Reality television has a way of editorializing the fishery through a lens that elevates the drama of crew interactions mixed with the dangers of the profession. It certainly makes for riveting television, but how “real” is it? A lot obviously is left out, who wants to watch hours of pots coming aboard in mellow weather, lines that aren’t snapping, gear that isn’t breaking – losing time and money, people not falling overboard, and boats that aren’t sinking. The reality is that the show is based more on the perception of the fishery’s past comingled with its more practical and present evolution. I do not mean in anyway to trivialize the dangerous aspects of the fishery, it is far and above one of the highest consequence fisheries out there. I have the utmost respect for those who currently fish it and even more for the grizzled fishermen who were there when it started just decades ago.

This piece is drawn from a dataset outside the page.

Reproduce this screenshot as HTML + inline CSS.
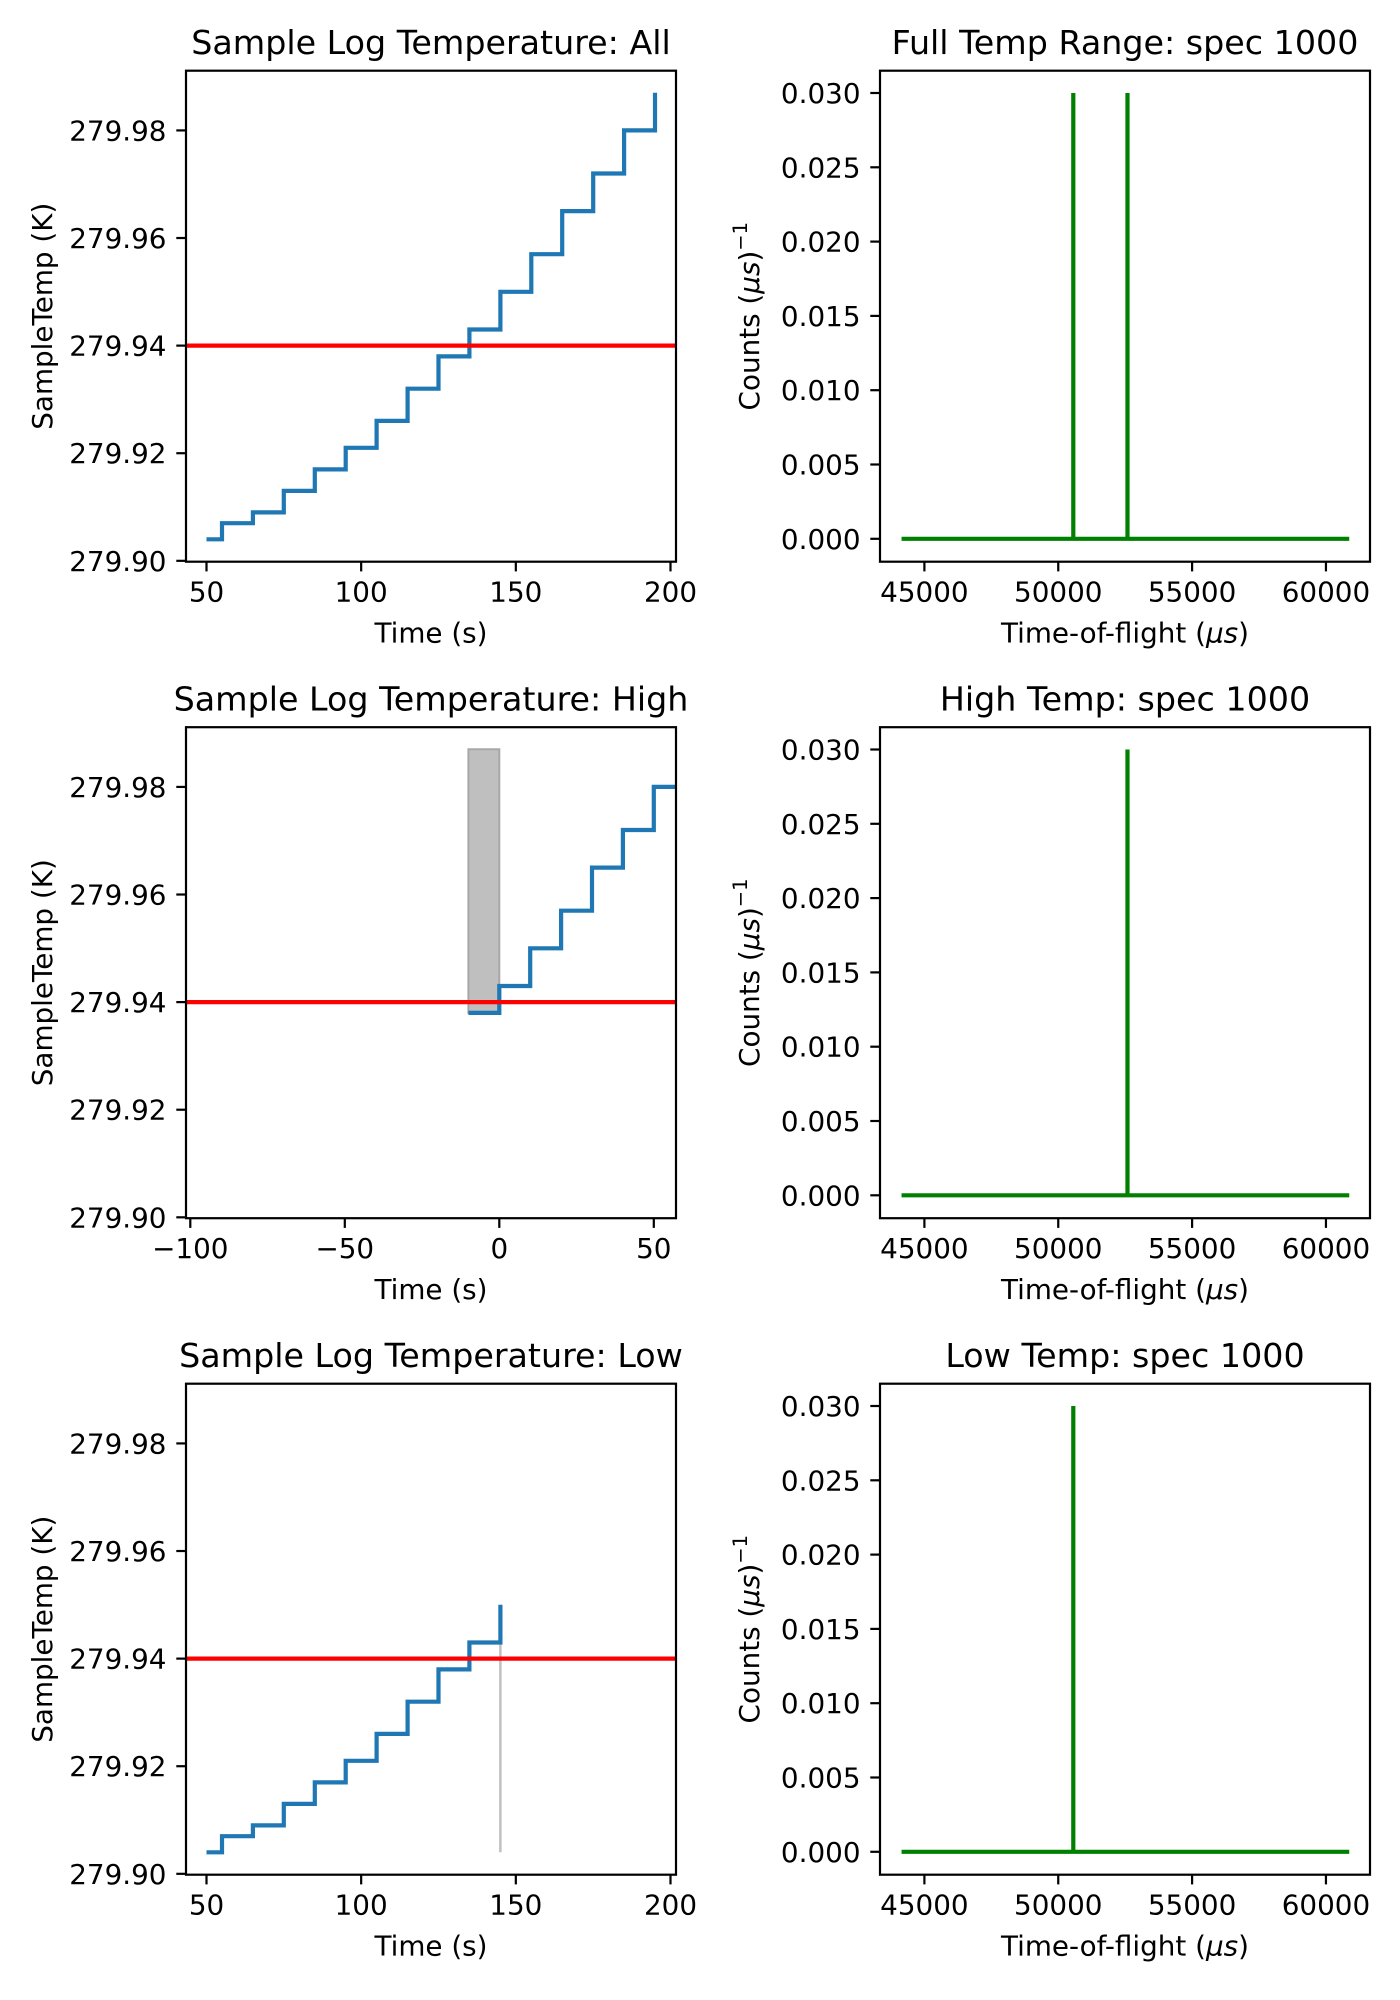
<!DOCTYPE html>
<html><head><meta charset="utf-8"><style>
html,body{margin:0;padding:0;background:#fff;}
svg{display:block;font-family:"DejaVu Sans","Liberation Sans",sans-serif;}
</style></head><body>
<svg id="s" width="1400" height="2000" viewBox="0 0 1400 2000" xmlns="http://www.w3.org/2000/svg"></svg>
<script>
const s=document.getElementById('s');let h='';
const tops=[70.7,727.2,1383.7],H=491;
const L0=186,L1=676,R0=880,R1=1370;
function yT(t,v){return t+(279.9911-v)/0.02*107.6;}
function yC(t,v){return t+22.3+(0.030-v)/0.005*74.3;}
function xA(v){return 206.5+(v-50)*3.0933;}
function xH(v){return 499.3+v*3.09;}
function xR(v){return 924.4+(v-45000)*0.02677;}
const titlesL=['Sample Log Temperature: All','Sample Log Temperature: High','Sample Log Temperature: Low'];
const titlesR=['Full Temp Range: spec 1000','High Temp: spec 1000','Low Temp: spec 1000'];
const steps=[[50,279.904],[55,279.907],[65,279.909],[75,279.913],[85,279.917],[95,279.921],[105,279.926],[115,279.932],[125,279.938],[135,279.943],[145,279.950],[155,279.957],[165,279.965],[175,279.972],[185,279.980],[195,279.987]];
function stepPath(pts,xf,t){let d='';for(let i=0;i<pts.length;i++){const x=xf(pts[i][0]),y=yT(t,pts[i][1]);d+=(i?'L':'M')+x.toFixed(1)+' '+y.toFixed(1);const nx=i+1<pts.length?xf(pts[i+1][0]):null;if(nx!==null)d+='L'+nx.toFixed(1)+' '+y.toFixed(1);}return d;}
for(let r=0;r<3;r++){
 const t=tops[r],b=t+H;
 h+=`<defs><clipPath id="cl${r}"><rect x="${L0}" y="${t}" width="${L1-L0}" height="${H}"/></clipPath></defs>`;
 h+=`<g clip-path="url(#cl${r})">`;
 if(r==0){h+=`<path d="${stepPath(steps,xA,t)}" fill="none" stroke="#1f77b4" stroke-width="4.2"/>`;}
 if(r==1){
  h+=`<rect x="${xH(-10)}" y="${yT(t,279.987)}" width="${xH(0)-xH(-10)}" height="${yT(t,279.938)-yT(t,279.987)}" fill="#bfbfbf" stroke="#a8a8a8" stroke-width="2"/>`;
  const p=[[-10,279.938],[0,279.943],[10,279.950],[20,279.957],[30,279.965],[40,279.972],[50,279.980],[70,279.980]];
  h+=`<path d="${stepPath(p,xH,t)}" fill="none" stroke="#1f77b4" stroke-width="4.2"/>`;}
 if(r==2){
  h+=`<line x1="${xA(145)}" x2="${xA(145)}" y1="${yT(t,279.904)}" y2="${yT(t,279.943)}" stroke="#c0c0c0" stroke-width="2.5"/>`;
  const p=steps.slice(0,11);
  h+=`<path d="${stepPath(p,xA,t)}" fill="none" stroke="#1f77b4" stroke-width="4.2"/>`;}
 h+=`<line x1="${L0}" x2="${L1}" y1="${yT(t,279.94)}" y2="${yT(t,279.94)}" stroke="#ff0000" stroke-width="4.2"/>`;
 h+='</g>';
 h+=`<rect x="${L0}" y="${t}" width="${L1-L0}" height="${H}" fill="none" stroke="#000" stroke-width="2.2"/>`;
 ['279.90','279.92','279.94','279.96','279.98'].forEach(v=>{const y=yT(t,+v);h+=`<line x1="${L0-9.7}" x2="${L0}" y1="${y}" y2="${y}" stroke="#000" stroke-width="2.2"/><text x="${L0-19.5}" y="${y+10}" font-size="27.8" text-anchor="end">${v}</text>`;});
 const xt=r==1?[[-100,'\u2212100'],[-50,'\u221250'],[0,'0'],[50,'50']]:[[50,'50'],[100,'100'],[150,'150'],[200,'200']];
 const xf=r==1?xH:xA;
 xt.forEach(([v,l])=>{const x=xf(v);h+=`<line x1="${x}" x2="${x}" y1="${b}" y2="${b+9.7}" stroke="#000" stroke-width="2.2"/><text x="${x}" y="${b+40}" font-size="27.8" text-anchor="middle">${l}</text>`;});
 h+=`<text x="${(L0+L1)/2}" y="${b+81}" font-size="27.8" text-anchor="middle">Time (s)</text>`;
 h+=`<text transform="translate(52,${t+H/2}) rotate(-90)" font-size="27.8" text-anchor="middle">SampleTemp (K)</text>`;
 h+=`<text x="${(L0+L1)/2}" y="${t-16.7}" font-size="33.3" text-anchor="middle">${titlesL[r]}</text>`;
 const z=yC(t,0),pk=yC(t,0.030);
 h+=`<path d="M${xR(44146)} ${z}H${xR(60870)}" stroke="#008000" stroke-width="4.2" fill="none"/>`;
 const peaks=r==0?[50562,52586]:(r==1?[52586]:[50562]);
 peaks.forEach(p=>{h+=`<line x1="${xR(p)}" x2="${xR(p)}" y1="${z}" y2="${pk}" stroke="#008000" stroke-width="4.2"/>`;});
 h+=`<rect x="${R0}" y="${t}" width="${R1-R0}" height="${H}" fill="none" stroke="#000" stroke-width="2.2"/>`;
 ['0.000','0.005','0.010','0.015','0.020','0.025','0.030'].forEach(v=>{const y=yC(t,+v);h+=`<line x1="${R0-9.7}" x2="${R0}" y1="${y}" y2="${y}" stroke="#000" stroke-width="2.2"/><text x="${R0-19.5}" y="${y+10}" font-size="27.8" text-anchor="end">${v}</text>`;});
 [45000,50000,55000,60000].forEach(v=>{const x=xR(v);h+=`<line x1="${x}" x2="${x}" y1="${b}" y2="${b+9.7}" stroke="#000" stroke-width="2.2"/><text x="${x}" y="${b+40}" font-size="27.8" text-anchor="middle">${v}</text>`;});
 h+=`<text x="${(R0+R1)/2}" y="${b+81}" font-size="27.8" text-anchor="middle">Time-of-flight (<tspan font-style="italic">μs</tspan>)</text>`;
 h+=`<text transform="translate(759,${t+H/2}) rotate(-90)" font-size="27.8" text-anchor="middle">Counts (<tspan font-style="italic">μs</tspan>)<tspan dy="-12" font-size="19.5">−1</tspan></text>`;
 h+=`<text x="${(R0+R1)/2}" y="${t-16.7}" font-size="33.3" text-anchor="middle">${titlesR[r]}</text>`;
}
s.innerHTML=h;
</script>
</body></html>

As a fisherman with a few stories of my own, I can certainly appreciate the delight of telling a greenhorn and friends my experiences. And just like reality TV I do my own editorializing, keeping out the mundane parts, and sticking to only the most harrowing and dangerous of tales. I do however, when prompted, give the whole story of what its like to participate in the fisheries that I have direct experience with and council listeners to always take a fisherman’s stories with a hint of skepticism; even my own.